++++ Data excerpt ++++
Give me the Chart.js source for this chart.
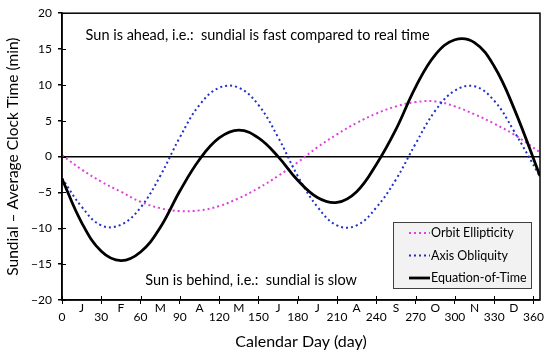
<!DOCTYPE html>
<html>
<head>
<meta charset="utf-8">
<script src="https://cdn.jsdelivr.net/npm/chart.js@4.4.1/dist/chart.umd.min.js"></script>
<style>
  html, body { margin: 0; padding: 0; background: #fff; }
  #wrap { width: 550px; height: 355px; }
</style>
</head>
<body>
<div id="wrap"><canvas id="eotChart" width="550" height="355"></canvas></div>
<script>
// values (minutes), every 15 days
const days = [0, 15, 30, 45, 60, 75, 90, 105, 120, 135, 150, 165, 180, 195, 210, 225, 240, 255, 270, 285, 300, 315, 330, 345, 365];
const orbitEllipticity = [0.2, -1.8, -3.5, -4.9, -6.3, -7.2, -7.6, -7.5, -6.9, -5.8, -4.4, -2.7, -0.8, 1.3, 3.1, 4.7, 6.0, 7.0, 7.6, 7.7, 7.0, 5.9, 4.6, 3.1, 0.6];
const axisObliquity = [-3.0, -7.0, -9.6, -9.5, -7.1, -2.7, 2.7, 7.2, 9.6, 9.6, 7.2, 2.7, -2.7, -7.0, -9.6, -9.6, -7.1, -3.2, 1.8, 6.4, 9.2, 9.8, 7.8, 3.6, -2.8];
const equationOfTime = [-3.1, -9.2, -13.2, -14.5, -13.3, -9.9, -4.8, -0.4, 2.6, 3.7, 2.6, 0.0, -3.3, -5.7, -6.4, -4.9, -1.1, 3.8, 9.7, 14.2, 16.3, 15.9, 12.6, 6.8, -2.7];

const monthLabels = ["J", "F", "M", "A", "M", "J", "J", "A", "S", "O", "N", "D"];
const monthDays = [15, 45, 75, 105, 135, 165, 195, 225, 255, 285, 315, 345];

const FONT = "Lato, 'Liberation Sans', sans-serif";

function toPoints(vals) {
  return days.map((d, i) => ({ x: d, y: vals[i] }));
}

// frame, inner tick marks, month letters, notes and legend box
const decorations = {
  id: "decorations",
  afterDraw(chart) {
    const ctx = chart.ctx;
    const a = chart.chartArea;
    const xs = chart.scales.x;
    const ys = chart.scales.y;
    ctx.save();

    ctx.strokeStyle = "#000";
    ctx.lineWidth = 1.5;
    ctx.strokeRect(a.left, a.top, a.right - a.left, a.bottom - a.top);

    ctx.lineWidth = 1;
    ctx.beginPath();
    ys.ticks.forEach(t => {
      const py = Math.round(ys.getPixelForValue(t.value)) + 0.5;
      ctx.moveTo(a.left, py);
      ctx.lineTo(a.left + 4, py);
    });
    xs.ticks.forEach(t => {
      const px = Math.round(xs.getPixelForValue(t.value)) + 0.5;
      ctx.moveTo(px, a.bottom);
      ctx.lineTo(px, a.bottom - 4);
    });
    ctx.stroke();

    ctx.fillStyle = "#000";
    ctx.font = "12px " + FONT;
    ctx.textAlign = "center";
    ctx.textBaseline = "middle";
    monthLabels.forEach((m, i) => {
      ctx.fillText(m, xs.getPixelForValue(monthDays[i]), a.bottom + 8);
    });

    ctx.font = "14.5px " + FONT;
    ctx.textAlign = "left";
    ctx.fillText("Sun is ahead, i.e.:  sundial is fast compared to real time",
      xs.getPixelForValue(18), ys.getPixelForValue(16.9));
    ctx.fillText("Sun is behind, i.e.:  sundial is slow",
      xs.getPixelForValue(63.5), ys.getPixelForValue(-17.25));

    // legend box
    const bx = a.right - 147, by = a.bottom - 78, bw = 138, bh = 66;
    ctx.fillStyle = "#f2f2f2";
    ctx.fillRect(bx, by, bw, bh);
    ctx.strokeStyle = "#404040";
    ctx.lineWidth = 1;
    ctx.strokeRect(bx + 0.5, by + 0.5, bw, bh);
    ctx.font = "12.5px " + FONT;
    chart.data.datasets.forEach((ds, i) => {
      const ly = by + 11 + i * 22.5;
      ctx.strokeStyle = ds.borderColor;
      ctx.lineWidth = ds.borderWidth;
      ctx.setLineDash(ds.borderDash || []);
      ctx.beginPath();
      ctx.moveTo(bx + 16, ly);
      ctx.lineTo(bx + 37, ly);
      ctx.stroke();
      ctx.setLineDash([]);
      ctx.fillStyle = "#000";
      ctx.fillText(ds.label, bx + 38, ly);
    });
    ctx.restore();
  }
};

new Chart(document.getElementById("eotChart"), {
  type: "line",
  data: {
    datasets: [
      {
        label: "Orbit Ellipticity",
        data: toPoints(orbitEllipticity),
        borderColor: "#e040e0",
        borderWidth: 2,
        borderDash: [2, 3],
        pointRadius: 0,
        tension: 0.4,
        order: 3,
      },
      {
        label: "Axis Obliquity",
        data: toPoints(axisObliquity),
        borderColor: "#2030c8",
        borderWidth: 2,
        borderDash: [2, 3],
        pointRadius: 0,
        tension: 0.4,
        order: 2,
      },
      {
        label: "Equation-of-Time",
        data: toPoints(equationOfTime),
        borderColor: "#000000",
        borderWidth: 2.8,
        pointRadius: 0,
        tension: 0.4,
        order: 1,
      },
    ],
  },
  options: {
    responsive: false,
    animation: false,
    layout: { padding: { top: 8, right: 8, left: 0, bottom: 0 } },
    plugins: {
      legend: { display: false },
      tooltip: { enabled: false },
    },
    scales: {
      x: {
        type: "linear",
        min: 0,
        max: 365,
        afterFit: (s) => { s.height = 55; },
        ticks: {
          stepSize: 30,
          includeBounds: false,
          color: "#000",
          padding: 6,
          font: { family: FONT, size: 12 },
        },
        grid: {
          drawOnChartArea: false,
          tickLength: 4,
          tickColor: "#000",
        },
        border: { color: "#000", width: 1.5 },
        title: {
          display: true,
          text: "Calendar Day (day)",
          color: "#000",
          font: { family: FONT, size: 16 },
          padding: { top: 4 },
        },
      },
      y: {
        min: -20,
        max: 20,
        afterFit: (s) => { s.width = 62; },
        ticks: {
          stepSize: 5,
          color: "#000",
          padding: 6,
          font: { family: FONT, size: 12 },
          callback: (v) => (v < 0 ? "\u2212" + Math.abs(v) : String(v)),
        },
        grid: {
          color: (c) => (c.tick && c.tick.value === 0 ? "#000" : "rgba(0,0,0,0)"),
          lineWidth: 1.5,
          tickLength: 4,
          tickColor: "#000",
        },
        border: { color: "#000", width: 1.5 },
        title: {
          display: true,
          text: "Sundial \u2013 Average Clock Time (min)",
          color: "#000",
          font: { family: FONT, size: 15.5 },
          padding: { top: 4, bottom: 0 },
        },
      },
    },
  },
  plugins: [decorations],
});
</script>
</body>
</html>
++++
> What is required
Please quote the lines of the material, beginning with the first and ending with the one that contains "12.6, 6.8, -2.7];", exactly as written and without any pictures.

> Answer to this problem
Give me the Chart.js source for this chart.
<!DOCTYPE html>
<html>
<head>
<meta charset="utf-8">
<script src="https://cdn.jsdelivr.net/npm/chart.js@4.4.1/dist/chart.umd.min.js"></script>
<style>
  html, body { margin: 0; padding: 0; background: #fff; }
  #wrap { width: 550px; height: 355px; }
</style>
</head>
<body>
<div id="wrap"><canvas id="eotChart" width="550" height="355"></canvas></div>
<script>
// values (minutes), every 15 days
const days = [0, 15, 30, 45, 60, 75, 90, 105, 120, 135, 150, 165, 180, 195, 210, 225, 240, 255, 270, 285, 300, 315, 330, 345, 365];
const orbitEllipticity = [0.2, -1.8, -3.5, -4.9, -6.3, -7.2, -7.6, -7.5, -6.9, -5.8, -4.4, -2.7, -0.8, 1.3, 3.1, 4.7, 6.0, 7.0, 7.6, 7.7, 7.0, 5.9, 4.6, 3.1, 0.6];
const axisObliquity = [-3.0, -7.0, -9.6, -9.5, -7.1, -2.7, 2.7, 7.2, 9.6, 9.6, 7.2, 2.7, -2.7, -7.0, -9.6, -9.6, -7.1, -3.2, 1.8, 6.4, 9.2, 9.8, 7.8, 3.6, -2.8];
const equationOfTime = [-3.1, -9.2, -13.2, -14.5, -13.3, -9.9, -4.8, -0.4, 2.6, 3.7, 2.6, 0.0, -3.3, -5.7, -6.4, -4.9, -1.1, 3.8, 9.7, 14.2, 16.3, 15.9, 12.6, 6.8, -2.7];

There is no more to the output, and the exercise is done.